I’m training a resent-50 model for image classification. I wanted to track the norm of my parameters so I wrote a custom call back to compute them and a custom mx.mod.Module with the fit() function overridden. The only thing I changed in the fit function was to add a call to get_params() to pull the parameters from the gpus after every update.
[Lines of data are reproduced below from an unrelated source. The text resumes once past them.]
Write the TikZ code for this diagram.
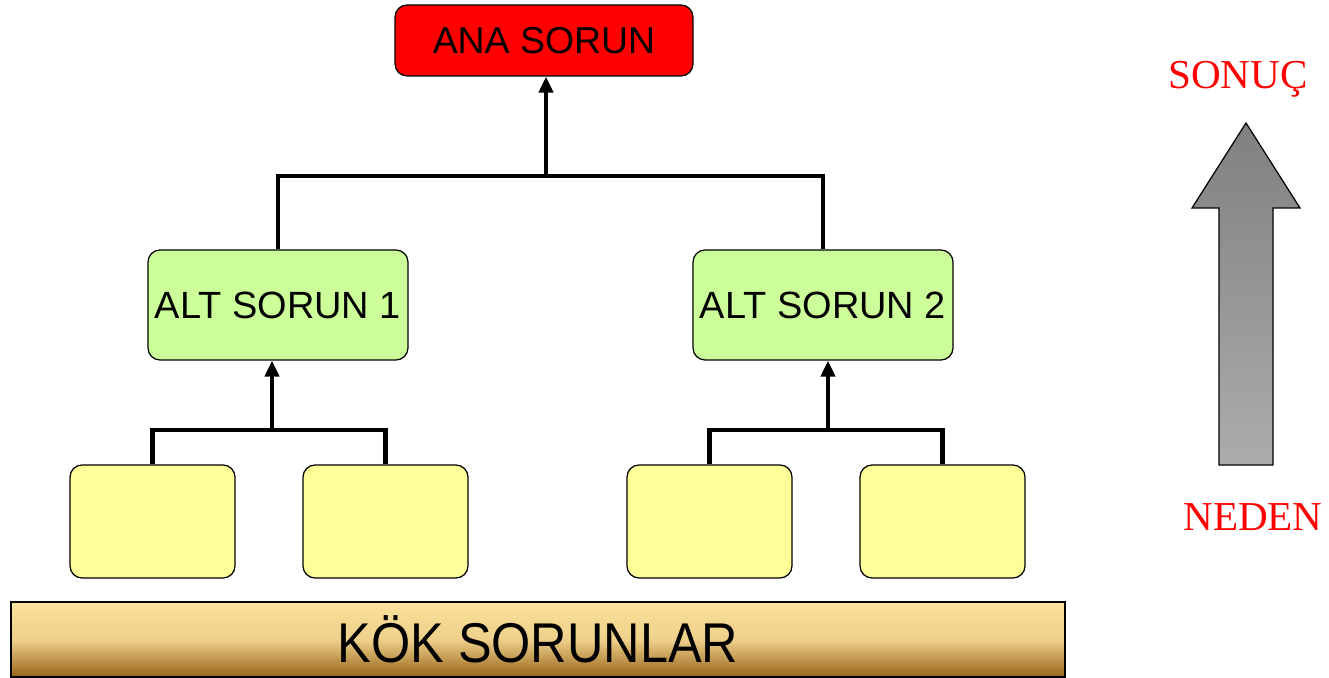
\documentclass[tikz,border=0pt]{standalone}
\usepackage{fontspec}
\usepackage{graphicx}
\setmainfont{Liberation Sans}
\newfontfamily\sideserif{Liberation Serif}
\usetikzlibrary{arrows.meta}
\definecolor{anared}{RGB}{255,0,0}
\definecolor{altgreen}{RGB}{204,255,153}
\definecolor{kokyellow}{RGB}{255,255,153}
\definecolor{bartop}{RGB}{251,226,154}
\definecolor{barmid}{RGB}{238,208,138}
\definecolor{barbot}{RGB}{152,100,26}
\definecolor{arrowdark}{RGB}{128,128,128}
\definecolor{arrowlight}{RGB}{172,172,172}
\tikzset{
  box/.style={draw,line width=0.7pt,rounded corners=0.24cm,inner sep=0pt},
  anabox/.style={box,fill=anared,minimum width=5.96cm,minimum height=1.42cm,font=\fontsize{21.3pt}{25pt}\selectfont},
  altbox/.style={box,fill=altgreen,minimum width=5.2cm,minimum height=2.2cm,font=\fontsize{21.6pt}{25pt}\selectfont},
  kokbox/.style={box,fill=kokyellow,minimum width=3.3cm,minimum height=2.26cm},
  rootbar/.style={draw,line width=0.7pt,top color=bartop,bottom color=barbot,middle color=barmid,minimum width=21.08cm,minimum height=1.5cm,inner sep=0pt,font=\fontsize{31.9pt}{36pt}\selectfont},
  link/.style={line width=2.3pt},
  uplink/.style={link,-{Triangle[width=0.28cm,length=0.32cm]}},
  sidelabel/.style={text=red,anchor=base,font=\sideserif\fontsize{23.4pt}{27pt}\selectfont}
}
\begin{document}
\begin{tikzpicture}[x=0.02cm,y=-0.02cm]
\useasboundingbox (0,0) rectangle (1329,678);
\node[anabox] (ana) at (544,40.5) {ANA SORUN};
\node[altbox] (alt1) at (278,305) {ALT SORUN 1};
\node[altbox] (alt2) at (823,305) {ALT SORUN 2};
\node[kokbox] (k1) at (152.5,521.5) {};
\node[kokbox] (k2) at (385.5,521.5) {};
\node[kokbox] (k3) at (709.5,521.5) {};
\node[kokbox] (k4) at (942.5,521.5) {};
\node[rootbar] (kok) at (538,639.5) {\scalebox{0.9}[1]{KÖK SORUNLAR}};
\coordinate (topbar) at (546,176);
\coordinate (bar1) at (272,430);
\coordinate (bar2) at (828,430);
\draw[link] (alt1.north) |- (topbar) -| (alt2.north);
\draw[uplink] (topbar) -- (topbar |- ana.south);
\draw[link] (k1.north) |- (bar1) -| (k2.north);
\draw[uplink] (bar1) -- (bar1 |- alt1.south);
\draw[link] (k3.north) |- (bar2) -| (k4.north);
\draw[uplink] (bar2) -- (bar2 |- alt2.south);
\shade[draw,line width=0.7pt,top color=arrowdark,bottom color=arrowlight]
  (1219,465) -- (1219,208) -- (1192,208) -- (1246,123) -- (1300,208) -- (1273,208) -- (1273,465) -- cycle;
\node[sidelabel] (sonuc) at (1238,89) {SONUÇ};
\node[sidelabel] (neden) at (1253,531) {NEDEN};
\end{tikzpicture}
\end{document}
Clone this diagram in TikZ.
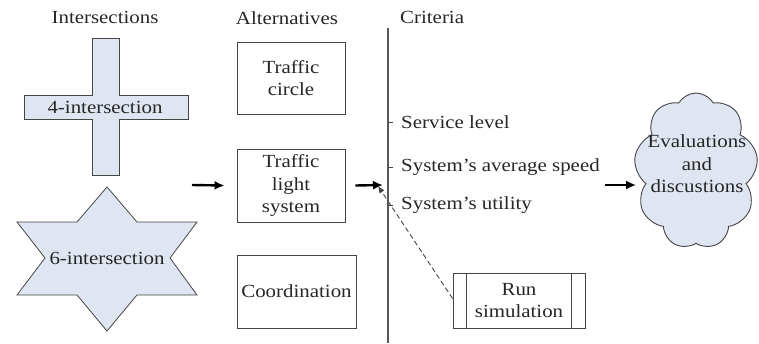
\documentclass[tikz,border=0pt]{standalone}
\usepackage{fontspec}
\setmainfont{Liberation Serif}[FakeStretch=1.13]
\usetikzlibrary{arrows.meta,shapes.symbols}
\definecolor{shapefill}{HTML}{DFE6F1}
\definecolor{edge}{HTML}{454545}
\begin{document}
\begin{tikzpicture}[x=1pt,y=-1pt,
  every node/.style={font=\fontsize{18.5}{22.5}\selectfont, text=black!85, inner sep=0pt},
  altbox/.style={draw=edge, line width=0.9pt, align=center},
  shapeline/.style={draw=edge, line width=0.8pt, fill=shapefill},
  arr/.style={line width=2.4pt, -{Latex[length=10pt,width=9pt]}},
  dasharr/.style={draw=edge, line width=0.9pt, dashed, dash pattern=on 5pt off 3pt, -{Latex[length=7pt,width=6pt]}},
  tick/.style={draw=edge, line width=0.8pt}]
\useasboundingbox (0,0) rectangle (759,343);
% titles
\node (tInt) at (105,17) {Intersections};
\node (tAlt) at (287,18) {Alternatives};
\node[anchor=west] (tCri) at (400,17) {Criteria};
% cross
\path[shapeline] (92,38) -- (119,38) -- (119,95) -- (188,95) -- (188,119) -- (119,119)
  -- (119,175) -- (92,175) -- (92,119) -- (24,119) -- (24,95) -- (92,95) -- cycle;
\node (four) at (105,107) {4-intersection};
% star
\path[shapeline] (107,187) -- (137,222) -- (197,222) -- (170,258) -- (197,295) -- (137,295)
  -- (107,331) -- (77,295) -- (17,295) -- (45,258) -- (17,222) -- (77,222) -- cycle;
\node (six) at (107,258) {6-intersection};
% alternatives
\node[altbox, minimum width=108pt, minimum height=72pt] (tc) at (291,78) {Traffic\\circle};
\node[altbox, minimum width=108pt, minimum height=73pt] (tl) at (291,185.5) {Traffic\\light\\system};
\node[altbox, minimum width=119pt, minimum height=73pt] (co) at (296.5,291.5) {Coordination};
% arrows into/out of alternatives
\coordinate (a1s) at (192,185);
\coordinate (a2e) at (383,185);
\draw[arr] (a1s) -- ([xshift=-12pt]tl.west);
\draw[arr] ([xshift=10pt]tl.east) -- (a2e);
% criteria line
\coordinate (ltop) at (388,28);
\coordinate (lbot) at (388,343);
\draw[draw=edge!90, line width=1.2pt] (ltop) -- (lbot);
\coordinate (k1) at (388,122);
\coordinate (k2) at (388,167);
\coordinate (k3) at (388,205);
\draw[tick] (k1) -- ++(5,0);
\draw[tick] (k2) -- ++(5,0);
\draw[tick] (k3) -- ++(5,0);
\node[anchor=west] (c1) at (401,122) {Service level};
\node[anchor=west] (c2) at (401,167) {System’s average speed};
\node[anchor=west] (c3) at (401,205) {System’s utility};
% run simulation
\node[altbox, minimum width=132pt, minimum height=55pt] (run) at (519,300.5) {Run\\simulation};
\draw[draw=edge, line width=0.9pt] ([xshift=14pt]run.north west) -- ([xshift=14pt]run.south west);
\draw[draw=edge, line width=0.9pt] ([xshift=-14pt]run.north east) -- ([xshift=-14pt]run.south east);
\coordinate (dtip) at (378,186);
\draw[dasharr] ([yshift=2pt]run.west) -- (dtip);
% cloud
\node[cloud, cloud puffs=9, cloud puff arc=120, cloud ignores aspect, draw=edge, line width=0.9pt,
  fill=shapefill, minimum width=124pt, minimum height=156pt] (ev) at (696,171) {};
\node[align=center] (evt) at (697,164) {Evaluations\\and\\discustions};
\coordinate (a3s) at (605,185);
\draw[arr] (a3s) -- (ev.west |- a3s);
\end{tikzpicture}
\end{document}
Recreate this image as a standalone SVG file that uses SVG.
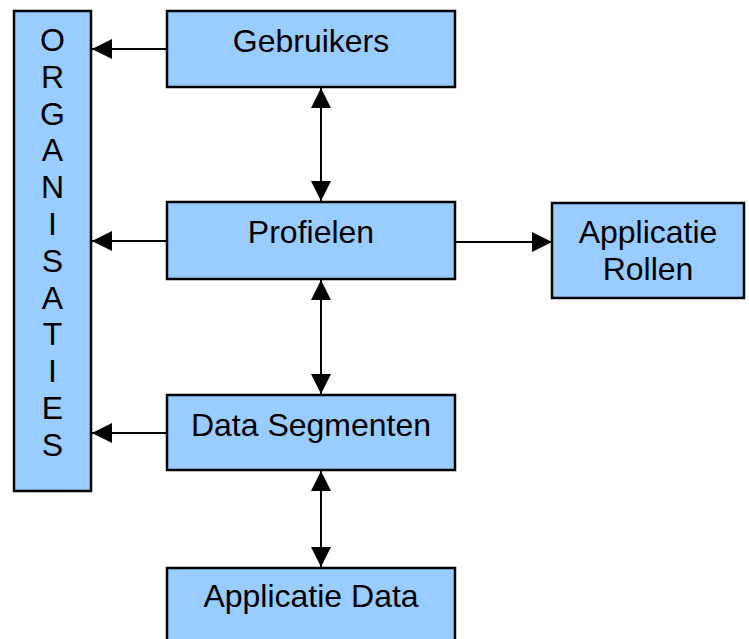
<svg xmlns="http://www.w3.org/2000/svg" width="749" height="639" viewBox="0 0 749 639">
<style>
.box{fill:#99CCFF;stroke:#000;stroke-width:2.5}
.t{font-family:"Liberation Sans",Arial,sans-serif;font-size:32px;fill:#000;text-anchor:middle}
.c{stroke:#000;stroke-width:2;fill:none}
</style>
<defs>
<marker id="ah" viewBox="0 0 20 20" refX="20" refY="10" markerWidth="20" markerHeight="20" markerUnits="userSpaceOnUse" orient="auto-start-reverse">
<path d="M0,0 L20,10 L0,20 Z" fill="#000"/>
</marker>
</defs>
<rect width="749" height="639" fill="#fff"/>
<g id="organisaties">
<rect class="box" x="14" y="11" width="77" height="480"/>
<text class="t" x="52.5" y="51">O</text>
<text class="t" x="52.5" y="88">R</text>
<text class="t" x="52.5" y="125">G</text>
<text class="t" x="52.5" y="161">A</text>
<text class="t" x="52.5" y="198">N</text>
<text class="t" x="52.5" y="235">I</text>
<text class="t" x="52.5" y="272">S</text>
<text class="t" x="52.5" y="309">A</text>
<text class="t" x="52.5" y="345">T</text>
<text class="t" x="52.5" y="382">I</text>
<text class="t" x="52.5" y="419">E</text>
<text class="t" x="52.5" y="456">S</text>
</g>
<g id="gebruikers">
<rect class="box" x="167" y="11" width="288" height="76"/>
<text class="t" x="311" y="52">Gebruikers</text>
</g>
<g id="profielen">
<rect class="box" x="167" y="202" width="288" height="77"/>
<text class="t" x="311" y="243">Profielen</text>
</g>
<g id="applicatie-rollen">
<rect class="box" x="552" y="203" width="192" height="95"/>
<text class="t" x="648" y="243">Applicatie</text>
<text class="t" x="648" y="280">Rollen</text>
</g>
<g id="data-segmenten">
<rect class="box" x="167" y="395" width="288" height="75"/>
<text class="t" x="311" y="436">Data Segmenten</text>
</g>
<g id="applicatie-data">
<rect class="box" x="167" y="568" width="288" height="80"/>
<text class="t" x="311" y="607">Applicatie Data</text>
</g>
<g id="connectors">
<line class="c" x1="167" y1="49" x2="92" y2="49" marker-end="url(#ah)"/>
<line class="c" x1="167" y1="241" x2="92" y2="241" marker-end="url(#ah)"/>
<line class="c" x1="167" y1="433" x2="92" y2="433" marker-end="url(#ah)"/>
<line class="c" x1="455" y1="242" x2="552" y2="242" marker-end="url(#ah)"/>
<line class="c" x1="321" y1="88" x2="321" y2="201" marker-start="url(#ah)" marker-end="url(#ah)"/>
<line class="c" x1="321" y1="280" x2="321" y2="394" marker-start="url(#ah)" marker-end="url(#ah)"/>
<line class="c" x1="321" y1="471" x2="321" y2="567" marker-start="url(#ah)" marker-end="url(#ah)"/>
</g>
</svg>
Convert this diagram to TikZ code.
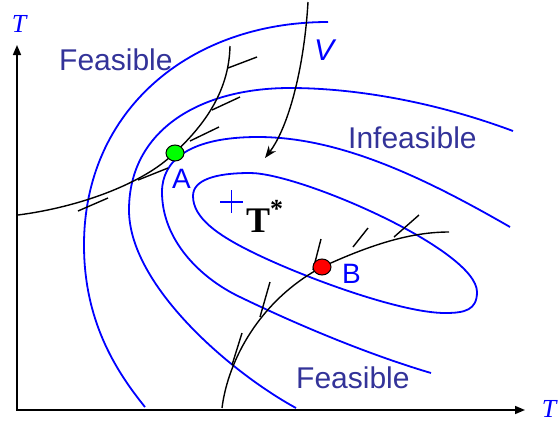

My training loop in that function looks like this:
while not end_of_batch:
data_batch = next_data_batch
if monitor is not None:
monitor.tic()
self.forward_backward(data_batch)
self.update()
try:
# pre fetch next batch
next_data_batch = next(data_iter)
self.prepare(next_data_batch)
except StopIteration:
end_of_batch = True
self.update_metric(eval_metric, data_batch.label)
if monitor is not None:
monitor.toc_print()
arg_params, aux_params = self.get_params() # the only line I added
if batch_end_callback is not None:
batch_end_params = mx.model.BatchEndParam(epoch=epoch, nbatch=nbatch,
eval_metric=eval_metric,
locals=locals())
for callback in _as_list(batch_end_callback):
callback(batch_end_params)
nbatch += 1
This works but I notice something odd: when I added the call to get_params() the trainin speed increased. Using the standard mx.mod.Module I got an average training speed of 750 samples/sec but with that line I get an average speed of 1050 samples/sec.
Any idea why this would speed things up?